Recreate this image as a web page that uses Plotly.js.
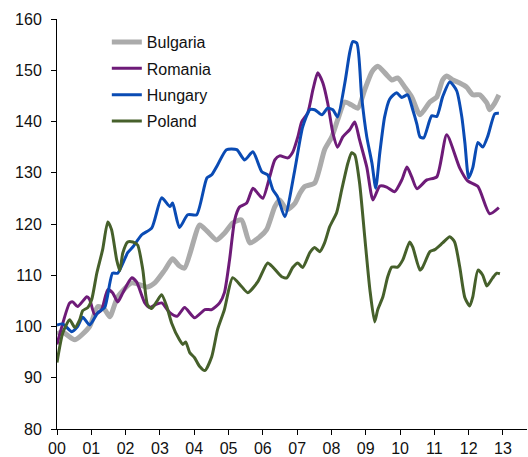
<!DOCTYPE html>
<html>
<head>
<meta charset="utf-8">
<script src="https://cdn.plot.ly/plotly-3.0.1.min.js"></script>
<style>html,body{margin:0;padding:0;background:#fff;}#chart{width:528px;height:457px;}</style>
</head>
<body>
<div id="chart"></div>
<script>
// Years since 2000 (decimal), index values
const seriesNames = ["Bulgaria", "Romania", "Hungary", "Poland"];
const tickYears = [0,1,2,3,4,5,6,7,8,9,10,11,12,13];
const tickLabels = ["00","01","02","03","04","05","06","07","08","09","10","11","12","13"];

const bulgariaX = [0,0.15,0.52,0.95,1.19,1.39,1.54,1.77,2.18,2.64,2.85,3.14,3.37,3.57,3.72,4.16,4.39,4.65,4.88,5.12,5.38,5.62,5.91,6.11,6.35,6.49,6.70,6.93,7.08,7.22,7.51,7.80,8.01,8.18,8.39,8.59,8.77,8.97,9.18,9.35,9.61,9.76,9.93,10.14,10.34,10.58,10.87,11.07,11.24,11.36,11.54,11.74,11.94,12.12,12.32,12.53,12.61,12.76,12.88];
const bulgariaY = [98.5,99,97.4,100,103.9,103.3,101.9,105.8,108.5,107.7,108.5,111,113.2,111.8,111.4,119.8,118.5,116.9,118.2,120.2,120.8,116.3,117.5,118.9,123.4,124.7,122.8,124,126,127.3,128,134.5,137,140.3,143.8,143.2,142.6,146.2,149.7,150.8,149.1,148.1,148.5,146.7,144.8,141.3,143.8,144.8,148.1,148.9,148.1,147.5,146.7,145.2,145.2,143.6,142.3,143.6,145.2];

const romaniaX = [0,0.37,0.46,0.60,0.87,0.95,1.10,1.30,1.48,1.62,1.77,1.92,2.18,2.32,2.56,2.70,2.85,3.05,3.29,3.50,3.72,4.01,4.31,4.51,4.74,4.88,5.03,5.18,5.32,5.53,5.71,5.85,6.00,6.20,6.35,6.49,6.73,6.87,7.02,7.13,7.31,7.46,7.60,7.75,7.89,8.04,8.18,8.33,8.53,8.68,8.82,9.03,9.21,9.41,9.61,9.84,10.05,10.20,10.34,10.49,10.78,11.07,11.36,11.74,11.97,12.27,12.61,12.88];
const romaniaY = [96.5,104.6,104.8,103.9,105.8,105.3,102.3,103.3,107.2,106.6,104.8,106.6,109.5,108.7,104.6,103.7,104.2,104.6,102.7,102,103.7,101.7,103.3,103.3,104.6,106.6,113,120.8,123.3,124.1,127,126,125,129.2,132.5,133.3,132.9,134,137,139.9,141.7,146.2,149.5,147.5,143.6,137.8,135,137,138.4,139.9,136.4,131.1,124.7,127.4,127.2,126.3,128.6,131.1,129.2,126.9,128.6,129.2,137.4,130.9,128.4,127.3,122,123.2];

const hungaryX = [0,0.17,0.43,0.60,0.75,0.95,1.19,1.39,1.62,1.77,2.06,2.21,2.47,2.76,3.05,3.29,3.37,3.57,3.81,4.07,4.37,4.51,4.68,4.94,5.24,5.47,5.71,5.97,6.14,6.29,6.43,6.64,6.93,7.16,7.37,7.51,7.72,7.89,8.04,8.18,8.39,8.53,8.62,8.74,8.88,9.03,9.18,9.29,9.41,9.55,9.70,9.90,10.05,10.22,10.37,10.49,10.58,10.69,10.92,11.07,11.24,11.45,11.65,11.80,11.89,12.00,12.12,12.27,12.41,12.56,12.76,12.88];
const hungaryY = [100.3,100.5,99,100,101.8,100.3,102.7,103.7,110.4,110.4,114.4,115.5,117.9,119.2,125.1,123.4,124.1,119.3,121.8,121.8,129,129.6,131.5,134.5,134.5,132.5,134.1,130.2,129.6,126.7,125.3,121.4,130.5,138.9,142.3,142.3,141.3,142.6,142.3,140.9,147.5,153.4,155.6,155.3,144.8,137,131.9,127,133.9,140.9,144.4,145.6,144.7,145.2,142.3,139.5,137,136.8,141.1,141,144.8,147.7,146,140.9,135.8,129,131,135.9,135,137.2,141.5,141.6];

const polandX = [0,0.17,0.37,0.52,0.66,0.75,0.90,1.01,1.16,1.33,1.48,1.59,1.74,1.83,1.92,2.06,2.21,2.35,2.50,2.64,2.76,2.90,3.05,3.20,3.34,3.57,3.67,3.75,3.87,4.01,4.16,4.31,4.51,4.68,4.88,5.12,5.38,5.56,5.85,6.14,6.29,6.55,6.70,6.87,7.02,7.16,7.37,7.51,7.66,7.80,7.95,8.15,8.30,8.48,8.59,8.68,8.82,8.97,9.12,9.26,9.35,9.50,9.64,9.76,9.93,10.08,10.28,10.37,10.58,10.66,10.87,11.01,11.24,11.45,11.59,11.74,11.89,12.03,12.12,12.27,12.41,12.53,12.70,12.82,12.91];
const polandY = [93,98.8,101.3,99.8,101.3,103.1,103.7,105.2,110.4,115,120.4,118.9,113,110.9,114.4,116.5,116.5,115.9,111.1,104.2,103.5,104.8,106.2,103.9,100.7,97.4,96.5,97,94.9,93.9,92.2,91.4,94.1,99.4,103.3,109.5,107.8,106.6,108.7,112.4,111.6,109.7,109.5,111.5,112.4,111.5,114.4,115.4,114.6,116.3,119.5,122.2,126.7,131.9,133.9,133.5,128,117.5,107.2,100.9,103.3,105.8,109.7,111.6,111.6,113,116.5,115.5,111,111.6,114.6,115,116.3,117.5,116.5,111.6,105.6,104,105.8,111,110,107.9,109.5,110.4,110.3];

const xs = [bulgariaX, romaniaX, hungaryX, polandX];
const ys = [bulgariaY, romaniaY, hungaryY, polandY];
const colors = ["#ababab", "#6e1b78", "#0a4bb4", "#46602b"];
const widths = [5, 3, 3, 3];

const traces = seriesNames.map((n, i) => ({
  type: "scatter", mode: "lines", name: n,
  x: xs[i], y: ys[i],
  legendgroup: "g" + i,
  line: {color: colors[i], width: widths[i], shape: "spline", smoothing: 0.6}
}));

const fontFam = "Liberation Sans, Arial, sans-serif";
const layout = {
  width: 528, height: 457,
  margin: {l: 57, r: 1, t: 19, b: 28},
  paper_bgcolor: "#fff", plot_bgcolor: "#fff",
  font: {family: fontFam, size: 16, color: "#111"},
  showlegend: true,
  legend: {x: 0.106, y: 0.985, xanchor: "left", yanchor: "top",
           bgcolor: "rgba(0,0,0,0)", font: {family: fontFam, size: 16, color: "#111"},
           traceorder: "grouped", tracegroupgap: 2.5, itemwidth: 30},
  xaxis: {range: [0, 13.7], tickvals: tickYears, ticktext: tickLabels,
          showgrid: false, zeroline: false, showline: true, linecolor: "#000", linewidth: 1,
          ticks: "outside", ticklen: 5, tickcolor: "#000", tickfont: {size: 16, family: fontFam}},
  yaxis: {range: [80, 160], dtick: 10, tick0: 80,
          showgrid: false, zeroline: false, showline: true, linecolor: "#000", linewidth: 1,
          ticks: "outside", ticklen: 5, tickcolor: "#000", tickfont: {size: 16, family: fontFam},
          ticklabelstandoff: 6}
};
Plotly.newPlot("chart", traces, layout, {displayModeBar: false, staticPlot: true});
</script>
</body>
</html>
+ + + + +
▶ Directive: Retype the whole listing exactly and leave the pictures out.

▶ Complete output:
Recreate this image as a web page that uses Plotly.js.
<!DOCTYPE html>
<html>
<head>
<meta charset="utf-8">
<script src="https://cdn.plot.ly/plotly-3.0.1.min.js"></script>
<style>html,body{margin:0;padding:0;background:#fff;}#chart{width:528px;height:457px;}</style>
</head>
<body>
<div id="chart"></div>
<script>
// Years since 2000 (decimal), index values
const seriesNames = ["Bulgaria", "Romania", "Hungary", "Poland"];
const tickYears = [0,1,2,3,4,5,6,7,8,9,10,11,12,13];
const tickLabels = ["00","01","02","03","04","05","06","07","08","09","10","11","12","13"];

const bulgariaX = [0,0.15,0.52,0.95,1.19,1.39,1.54,1.77,2.18,2.64,2.85,3.14,3.37,3.57,3.72,4.16,4.39,4.65,4.88,5.12,5.38,5.62,5.91,6.11,6.35,6.49,6.70,6.93,7.08,7.22,7.51,7.80,8.01,8.18,8.39,8.59,8.77,8.97,9.18,9.35,9.61,9.76,9.93,10.14,10.34,10.58,10.87,11.07,11.24,11.36,11.54,11.74,11.94,12.12,12.32,12.53,12.61,12.76,12.88];
const bulgariaY = [98.5,99,97.4,100,103.9,103.3,101.9,105.8,108.5,107.7,108.5,111,113.2,111.8,111.4,119.8,118.5,116.9,118.2,120.2,120.8,116.3,117.5,118.9,123.4,124.7,122.8,124,126,127.3,128,134.5,137,140.3,143.8,143.2,142.6,146.2,149.7,150.8,149.1,148.1,148.5,146.7,144.8,141.3,143.8,144.8,148.1,148.9,148.1,147.5,146.7,145.2,145.2,143.6,142.3,143.6,145.2];

const romaniaX = [0,0.37,0.46,0.60,0.87,0.95,1.10,1.30,1.48,1.62,1.77,1.92,2.18,2.32,2.56,2.70,2.85,3.05,3.29,3.50,3.72,4.01,4.31,4.51,4.74,4.88,5.03,5.18,5.32,5.53,5.71,5.85,6.00,6.20,6.35,6.49,6.73,6.87,7.02,7.13,7.31,7.46,7.60,7.75,7.89,8.04,8.18,8.33,8.53,8.68,8.82,9.03,9.21,9.41,9.61,9.84,10.05,10.20,10.34,10.49,10.78,11.07,11.36,11.74,11.97,12.27,12.61,12.88];
const romaniaY = [96.5,104.6,104.8,103.9,105.8,105.3,102.3,103.3,107.2,106.6,104.8,106.6,109.5,108.7,104.6,103.7,104.2,104.6,102.7,102,103.7,101.7,103.3,103.3,104.6,106.6,113,120.8,123.3,124.1,127,126,125,129.2,132.5,133.3,132.9,134,137,139.9,141.7,146.2,149.5,147.5,143.6,137.8,135,137,138.4,139.9,136.4,131.1,124.7,127.4,127.2,126.3,128.6,131.1,129.2,126.9,128.6,129.2,137.4,130.9,128.4,127.3,122,123.2];

const hungaryX = [0,0.17,0.43,0.60,0.75,0.95,1.19,1.39,1.62,1.77,2.06,2.21,2.47,2.76,3.05,3.29,3.37,3.57,3.81,4.07,4.37,4.51,4.68,4.94,5.24,5.47,5.71,5.97,6.14,6.29,6.43,6.64,6.93,7.16,7.37,7.51,7.72,7.89,8.04,8.18,8.39,8.53,8.62,8.74,8.88,9.03,9.18,9.29,9.41,9.55,9.70,9.90,10.05,10.22,10.37,10.49,10.58,10.69,10.92,11.07,11.24,11.45,11.65,11.80,11.89,12.00,12.12,12.27,12.41,12.56,12.76,12.88];
const hungaryY = [100.3,100.5,99,100,101.8,100.3,102.7,103.7,110.4,110.4,114.4,115.5,117.9,119.2,125.1,123.4,124.1,119.3,121.8,121.8,129,129.6,131.5,134.5,134.5,132.5,134.1,130.2,129.6,126.7,125.3,121.4,130.5,138.9,142.3,142.3,141.3,142.6,142.3,140.9,147.5,153.4,155.6,155.3,144.8,137,131.9,127,133.9,140.9,144.4,145.6,144.7,145.2,142.3,139.5,137,136.8,141.1,141,144.8,147.7,146,140.9,135.8,129,131,135.9,135,137.2,141.5,141.6];

const polandX = [0,0.17,0.37,0.52,0.66,0.75,0.90,1.01,1.16,1.33,1.48,1.59,1.74,1.83,1.92,2.06,2.21,2.35,2.50,2.64,2.76,2.90,3.05,3.20,3.34,3.57,3.67,3.75,3.87,4.01,4.16,4.31,4.51,4.68,4.88,5.12,5.38,5.56,5.85,6.14,6.29,6.55,6.70,6.87,7.02,7.16,7.37,7.51,7.66,7.80,7.95,8.15,8.30,8.48,8.59,8.68,8.82,8.97,9.12,9.26,9.35,9.50,9.64,9.76,9.93,10.08,10.28,10.37,10.58,10.66,10.87,11.01,11.24,11.45,11.59,11.74,11.89,12.03,12.12,12.27,12.41,12.53,12.70,12.82,12.91];
const polandY = [93,98.8,101.3,99.8,101.3,103.1,103.7,105.2,110.4,115,120.4,118.9,113,110.9,114.4,116.5,116.5,115.9,111.1,104.2,103.5,104.8,106.2,103.9,100.7,97.4,96.5,97,94.9,93.9,92.2,91.4,94.1,99.4,103.3,109.5,107.8,106.6,108.7,112.4,111.6,109.7,109.5,111.5,112.4,111.5,114.4,115.4,114.6,116.3,119.5,122.2,126.7,131.9,133.9,133.5,128,117.5,107.2,100.9,103.3,105.8,109.7,111.6,111.6,113,116.5,115.5,111,111.6,114.6,115,116.3,117.5,116.5,111.6,105.6,104,105.8,111,110,107.9,109.5,110.4,110.3];

const xs = [bulgariaX, romaniaX, hungaryX, polandX];
const ys = [bulgariaY, romaniaY, hungaryY, polandY];
const colors = ["#ababab", "#6e1b78", "#0a4bb4", "#46602b"];
const widths = [5, 3, 3, 3];

const traces = seriesNames.map((n, i) => ({
  type: "scatter", mode: "lines", name: n,
  x: xs[i], y: ys[i],
  legendgroup: "g" + i,
  line: {color: colors[i], width: widths[i], shape: "spline", smoothing: 0.6}
}));

const fontFam = "Liberation Sans, Arial, sans-serif";
const layout = {
  width: 528, height: 457,
  margin: {l: 57, r: 1, t: 19, b: 28},
  paper_bgcolor: "#fff", plot_bgcolor: "#fff",
  font: {family: fontFam, size: 16, color: "#111"},
  showlegend: true,
  legend: {x: 0.106, y: 0.985, xanchor: "left", yanchor: "top",
           bgcolor: "rgba(0,0,0,0)", font: {family: fontFam, size: 16, color: "#111"},
           traceorder: "grouped", tracegroupgap: 2.5, itemwidth: 30},
  xaxis: {range: [0, 13.7], tickvals: tickYears, ticktext: tickLabels,
          showgrid: false, zeroline: false, showline: true, linecolor: "#000", linewidth: 1,
          ticks: "outside", ticklen: 5, tickcolor: "#000", tickfont: {size: 16, family: fontFam}},
  yaxis: {range: [80, 160], dtick: 10, tick0: 80,
          showgrid: false, zeroline: false, showline: true, linecolor: "#000", linewidth: 1,
          ticks: "outside", ticklen: 5, tickcolor: "#000", tickfont: {size: 16, family: fontFam},
          ticklabelstandoff: 6}
};
Plotly.newPlot("chart", traces, layout, {displayModeBar: false, staticPlot: true});
</script>
</body>
</html>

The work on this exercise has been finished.